We had nearly a decade of upper ocean velocity data from the container vessel Oleander along its weekly round trips between Bermuda and the US. The primary objective for collecting these data is to gain a quantitative handle on Gulf Stream transport and its variability. When Scott Stoermer, a graduate student on a fellowship from the US Coast Guard arrived, we discussed whether it might be possible to resolve the Ekman spiral in the velocity data collected from these transits. It proved to be quite a challenge since the velocity structure varies with mixed layer depth, strength of winds, and stratification. One couldn’t just superimpose a set of profiles and expect the Ekman spiral to emerge. We would need to scale individual velocity profiles in both amplitude and vertical scale to bring them into a consistent framework prior to averaging. The strength of the winds, wind stress, determines the strength of the wind-driven transport, so Scott scaled velocity according to wind stress, which he obtained from the National Centers for Environmental Prediction (NCEP). The vertical scale of the Ekman layer depends upon vertical mixing which is in large measure controlled by heat flux at the surface. Heat entering will stratify the waters and make for a very shallow Ekman layer, heat leaving the surface, i.e. cooling, will convectively mix the surface waters and deepen it. A recently developed theory, the Price-Sundermeyer stratified Ekman layer model, proved to be very helpful. It uses both wind stress and heat flux at the surface to estimate the depth over which the wind-generated momentum is trapped. Using their model together with NCEP wind stress and heat flux data he had the tools to scale the upper ocean velocity profile into a non-dimensional framework for ensemble averaging.
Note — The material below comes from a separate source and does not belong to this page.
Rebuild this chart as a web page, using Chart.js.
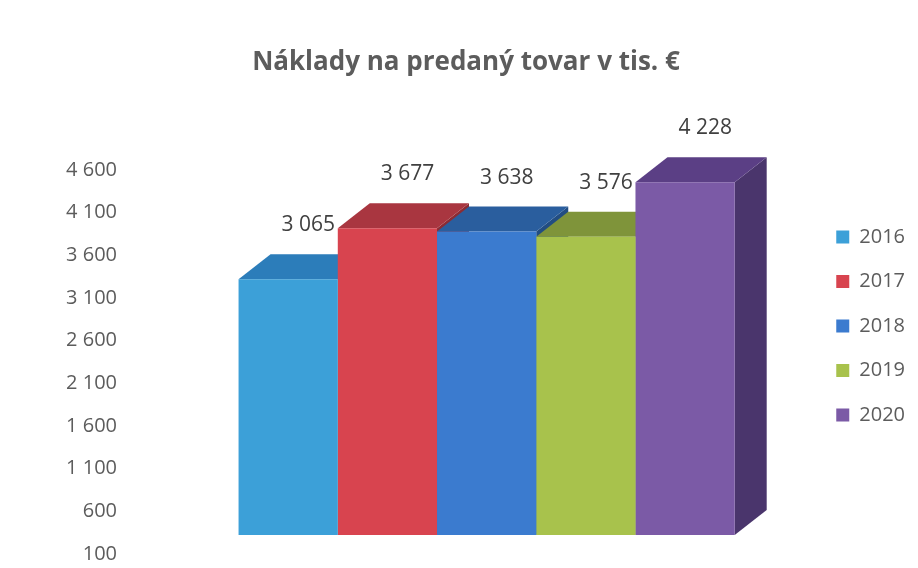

To further complicate things, the expected Ekman velocities are only a small fraction of what is observed, the rest being associated with inertial oscillations and the energetic mesoscale velocity field. Since the wind-driven currents decay away from the surface Scott could often isolate these by subtracting the velocity field at a depth just beyond their reach. We didn’t know how to isolate any inertial oscillations in the data, so these were in effect removed through ensemble averaging knowing that their horizontal scale was small compared to that of the Ekman response to the winds. The Ekman layer varied in depth enormously with season. In fact, it was so shallow in summer that it couldn’t be resolved since the velocity profiles started at 20 m depth. The figure shows how his 3-season mean compares with the classic Ekman spiral. The numbers at the arrow tips indicate non-dimensional depth. This was a welcome finding in a nice piece of work; it was a priori not at all certain that we would be able to resolve the spiral structure of the Ekman layer. In short, if you look hard enough, you may find what you are looking for!!!
Stoermer, S. A. (2002). Ekman flow and transports in the northwest Atlantic from acoustic Doppler current profiler data. M.S. Thesis, Graduate School of Oceanography, University of Rhode Island. 93 pp.